Their ethos is that theatre should be for everyone regardless of race, ablity, or background, and that by enabling these people to work together they can create beautiful beautiful theatre. I find them inspirational because even now, fighting against conventional ways of thinking is difficult, let alone trying to achieve this in 1973!






Mike Leigh



Mike Leigh is an English director born in Salford in 1943. He started as a theatre director and playwright but later moved into television and film. The way that Leigh works is that he starts with a basic idea for a script and then builds on his structure by taking ideas from the improvisation of his cast. He often doesn't tell his cast his ideas for his script, but puts them in senarios where they can develop their characterization and from this he notes their responses to the tasks and use these to develop his script.

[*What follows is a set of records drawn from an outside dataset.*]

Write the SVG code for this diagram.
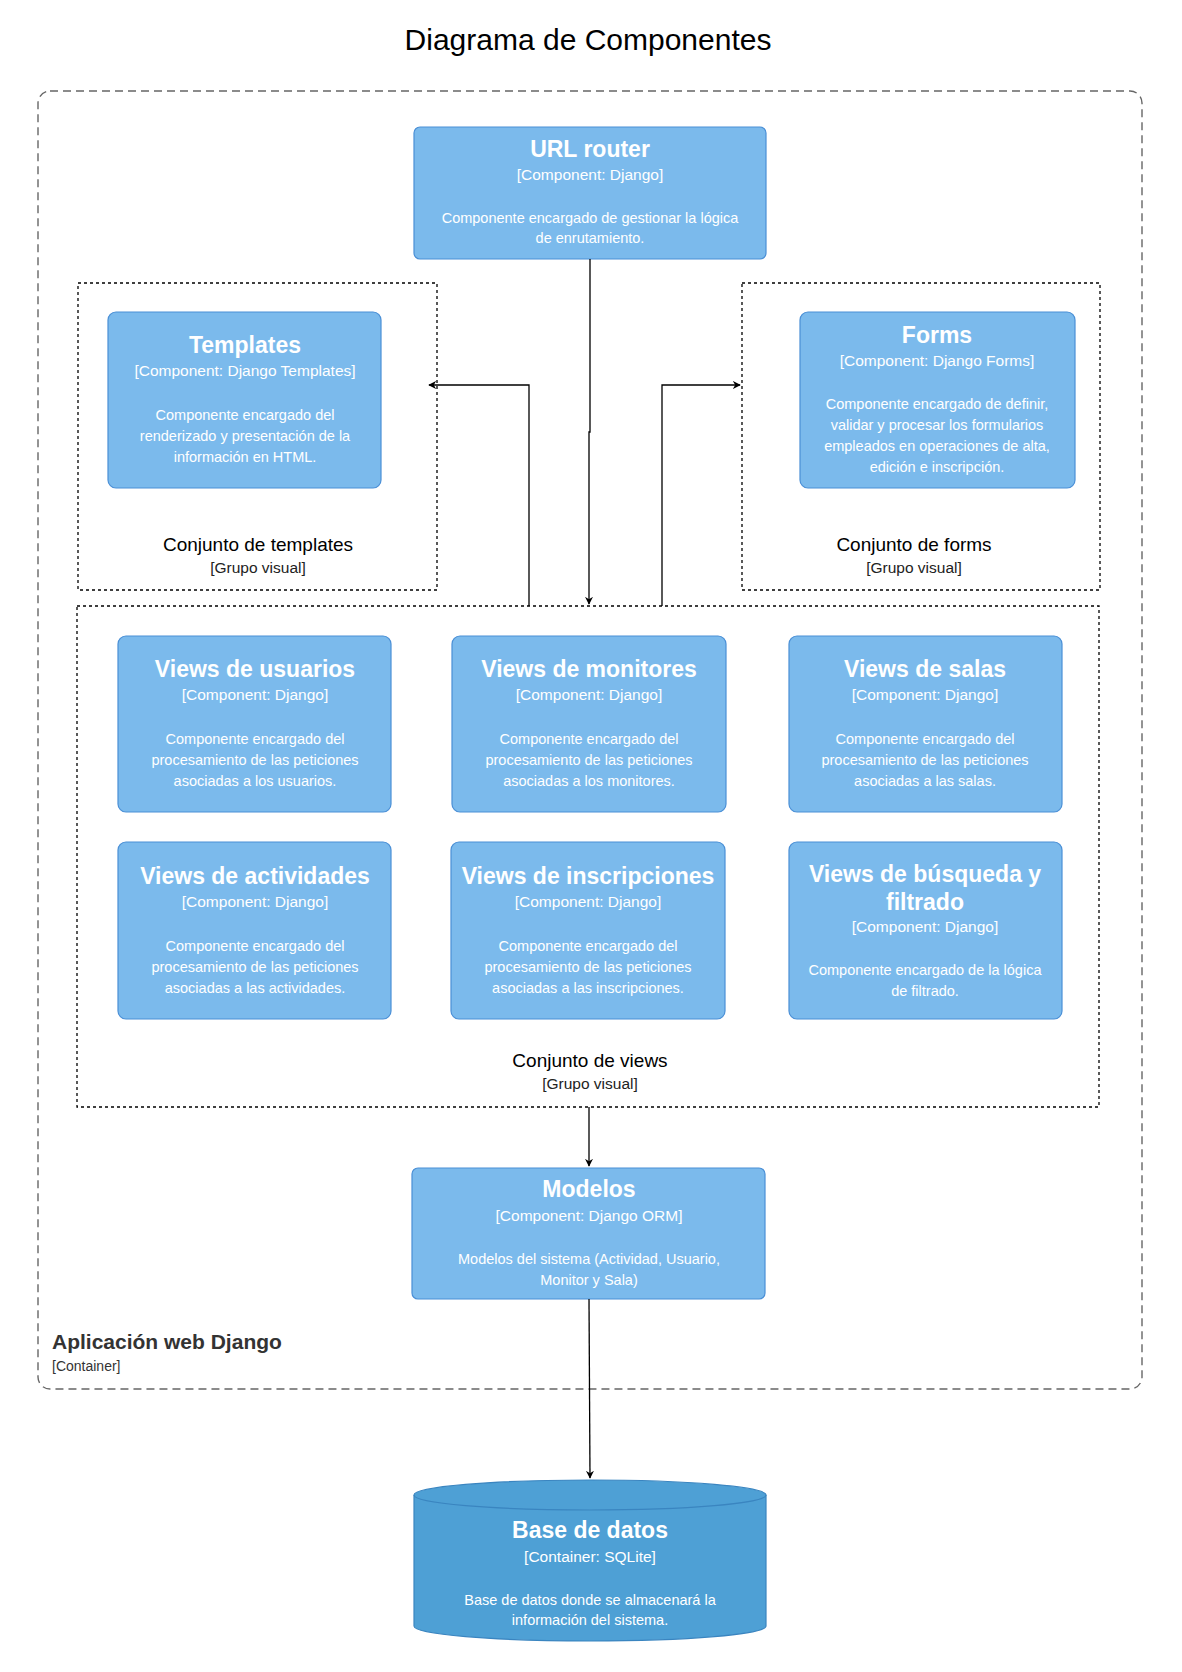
<svg xmlns="http://www.w3.org/2000/svg" width="1182" height="1672" viewBox="0 0 1182 1672">
<style>
text{font-family:"Liberation Sans",Arial,sans-serif;text-anchor:middle}
.box{fill:#7BBAEC;stroke:#4A8FD6;stroke-width:1.2}
.t{fill:#fff;font-weight:bold;font-size:23px}
.s{fill:#fff;font-size:15.5px}
.d{fill:#fff;font-size:14.5px}
.grp{fill:none;stroke:#000;stroke-width:1.3;stroke-dasharray:3 3}
.gl{fill:#000;font-size:19px}
.gs{fill:#222;font-size:15.5px}
.c{fill:none;stroke:#000;stroke-width:1.3}
</style>
<defs><marker id="a" viewBox="0 0 10 10" refX="9" refY="5" markerWidth="8" markerHeight="8" markerUnits="userSpaceOnUse" orient="auto"><path d="M0,0L10,5L0,10L3,5z" fill="#000"/></marker></defs>
<rect width="1182" height="1672" fill="#fff"/>
<text x="588" y="50" font-size="30" fill="#000">Diagrama de Componentes</text>
<g id="container">
<rect x="38" y="91" width="1104" height="1298" rx="12" fill="none" stroke="#666" stroke-width="1.4" stroke-dasharray="8 5"/>
<text x="52" y="1349" style="text-anchor:start;font-weight:bold;font-size:21px" fill="#333">Aplicación web Django</text>
<text x="52" y="1371" style="text-anchor:start;font-size:14px" fill="#333">[Container]</text>
</g>
<g id="router">
<rect class="box" x="414" y="127" width="352" height="132" rx="6"/>
<text class="t" x="590" y="157">URL router</text>
<text class="s" x="590" y="180">[Component: Django]</text>
<text class="d" x="590" y="223">Componente encargado de gestionar la lógica</text>
<text class="d" x="590" y="243">de enrutamiento.</text>
</g>
<g id="templates-group">
<rect class="grp" x="78" y="283" width="359" height="307"/>
<text class="gl" x="258" y="551">Conjunto de templates</text>
<text class="gs" x="258" y="573">[Grupo visual]</text>
</g>
<g id="templates">
<rect class="box" x="108" y="312" width="273" height="176" rx="8"/>
<text class="t" x="245" y="353">Templates</text>
<text class="s" x="245" y="376">[Component: Django Templates]</text>
<text class="d" x="245" y="420">Componente encargado del</text>
<text class="d" x="245" y="441">renderizado y presentación de la</text>
<text class="d" x="245" y="462">información en HTML.</text>
</g>
<g id="forms-group">
<rect class="grp" x="742" y="283" width="358" height="307"/>
<text class="gl" x="914" y="551">Conjunto de forms</text>
<text class="gs" x="914" y="573">[Grupo visual]</text>
</g>
<g id="forms">
<rect class="box" x="800" y="312" width="275" height="176" rx="8"/>
<text class="t" x="937" y="343">Forms</text>
<text class="s" x="937" y="366">[Component: Django Forms]</text>
<text class="d" x="937" y="409">Componente encargado de definir,</text>
<text class="d" x="937" y="430">validar y procesar los formularios</text>
<text class="d" x="937" y="451">empleados en operaciones de alta,</text>
<text class="d" x="937" y="472">edición e inscripción.</text>
</g>
<g id="views-group">
<rect class="grp" x="77" y="606" width="1022" height="501"/>
<text class="gl" x="590" y="1067">Conjunto de views</text>
<text class="gs" x="590" y="1089">[Grupo visual]</text>
</g>
<g id="views-usuarios">
<rect class="box" x="118" y="636" width="273" height="176" rx="8"/>
<text class="t" x="255" y="677">Views de usuarios</text>
<text class="s" x="255" y="700">[Component: Django]</text>
<text class="d" x="255" y="744">Componente encargado del</text>
<text class="d" x="255" y="765">procesamiento de las peticiones</text>
<text class="d" x="255" y="786">asociadas a los usuarios.</text>
</g>
<g id="views-monitores">
<rect class="box" x="452" y="636" width="274" height="176" rx="8"/>
<text class="t" x="589" y="677">Views de monitores</text>
<text class="s" x="589" y="700">[Component: Django]</text>
<text class="d" x="589" y="744">Componente encargado del</text>
<text class="d" x="589" y="765">procesamiento de las peticiones</text>
<text class="d" x="589" y="786">asociadas a los monitores.</text>
</g>
<g id="views-salas">
<rect class="box" x="789" y="636" width="273" height="176" rx="8"/>
<text class="t" x="925" y="677">Views de salas</text>
<text class="s" x="925" y="700">[Component: Django]</text>
<text class="d" x="925" y="744">Componente encargado del</text>
<text class="d" x="925" y="765">procesamiento de las peticiones</text>
<text class="d" x="925" y="786">asociadas a las salas.</text>
</g>
<g id="views-actividades">
<rect class="box" x="118" y="842" width="273" height="177" rx="8"/>
<text class="t" x="255" y="884">Views de actividades</text>
<text class="s" x="255" y="907">[Component: Django]</text>
<text class="d" x="255" y="951">Componente encargado del</text>
<text class="d" x="255" y="972">procesamiento de las peticiones</text>
<text class="d" x="255" y="993">asociadas a las actividades.</text>
</g>
<g id="views-inscripciones">
<rect class="box" x="451" y="842" width="274" height="177" rx="8"/>
<text class="t" x="588" y="884">Views de inscripciones</text>
<text class="s" x="588" y="907">[Component: Django]</text>
<text class="d" x="588" y="951">Componente encargado del</text>
<text class="d" x="588" y="972">procesamiento de las peticiones</text>
<text class="d" x="588" y="993">asociadas a las inscripciones.</text>
</g>
<g id="views-busqueda">
<rect class="box" x="789" y="842" width="273" height="177" rx="8"/>
<text class="t" x="925" y="882">Views de búsqueda y</text>
<text class="t" x="925" y="910">filtrado</text>
<text class="s" x="925" y="932">[Component: Django]</text>
<text class="d" x="925" y="975">Componente encargado de la lógica</text>
<text class="d" x="925" y="996">de filtrado.</text>
</g>
<g id="modelos">
<rect class="box" x="412" y="1168" width="353" height="131" rx="6"/>
<text class="t" x="589" y="1197">Modelos</text>
<text class="s" x="589" y="1221">[Component: Django ORM]</text>
<text class="d" x="589" y="1264">Modelos del sistema (Actividad, Usuario,</text>
<text class="d" x="589" y="1285">Monitor y Sala)</text>
</g>
<g id="db">
<path d="M414,1495 A176,15 0 0 1 766,1495 L766,1626 A176,15 0 0 1 414,1626 Z" fill="#4EA0D5" stroke="#3A85C0" stroke-width="1.2"/>
<path d="M414,1495 A176,15 0 0 0 766,1495" fill="none" stroke="#3A85C0" stroke-width="1.2"/>
<text class="t" x="590" y="1538">Base de datos</text>
<text class="s" x="590" y="1562">[Container: SQLite]</text>
<text class="d" x="590" y="1605" fill="#e8eef5">Base de datos donde se almacenará la</text>
<text class="d" x="590" y="1625" fill="#e8eef5">información del sistema.</text>
</g>
<g id="connectors">
<path class="c" d="M590,259 L590,432 L589,432 L589,604" marker-end="url(#a)"/>
<path class="c" d="M529,606 L529,385 L429,385" marker-end="url(#a)"/>
<path class="c" d="M662,606 L662,385 L740,385" marker-end="url(#a)"/>
<path class="c" d="M589,1107 L589,1166" marker-end="url(#a)"/>
<path class="c" d="M589,1299 L590,1478" marker-end="url(#a)"/>
</g>
</svg>
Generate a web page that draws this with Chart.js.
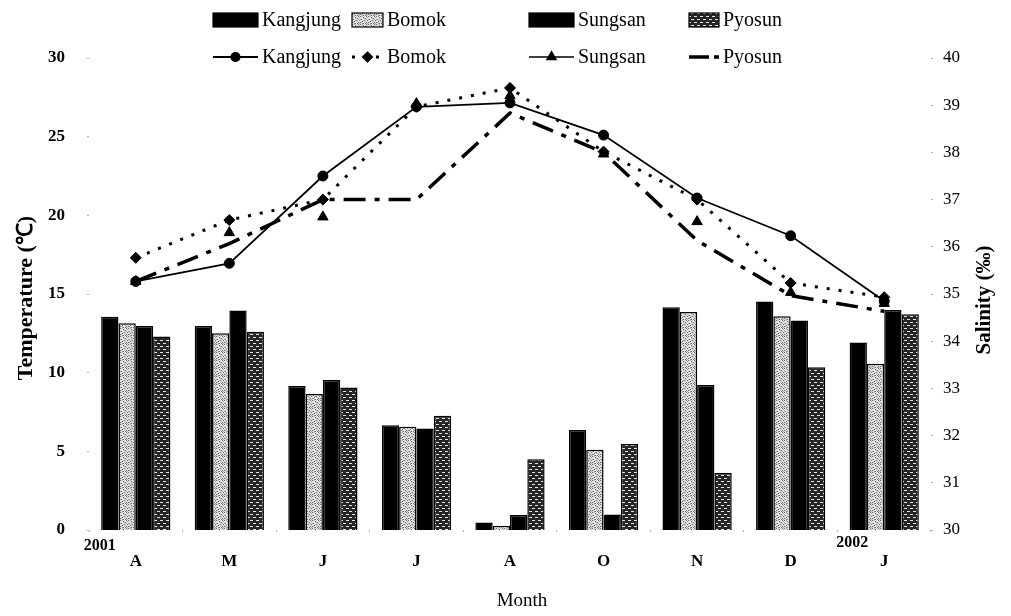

I admire his work because it is not the conventional way of playwrighting and is not something that many directors use. I feel that this style of working is beneficial for the cast, as it helps them to discover their character and I think that this method of working is something that I may be able to use when workshopping with children as a way for them to come up with ideas for scenes and characters.




Bertold Brecht


Bertold Brecht was a German playwright and theatre director born at the end of the 19th Century. Brecht was renowned throughout the 20th Century as the creator of the very influential “Epic Theatre”. Brecht’s intentions behind epic theatre was to cause the audience not to identify with the characters on stage emotionally, which was the trend in naturalistic theatre, but to invoke the audience to question and debate the performance they were seeing. His plays often had a social or political message, and in inviting the audience to criticise the opinions on stage he hoped they would realise the social/political injustice and be encouraged to go out and make a change in the wider world. The reason why I admire Brecht is because he was the first practitioner to break the conventional stereotype that audiences were there merely to be entertained. Thus doing so this opens up a wider spectrum in theatre for audiences so that they didn’t just empathise with the characters but listened to the story at hand.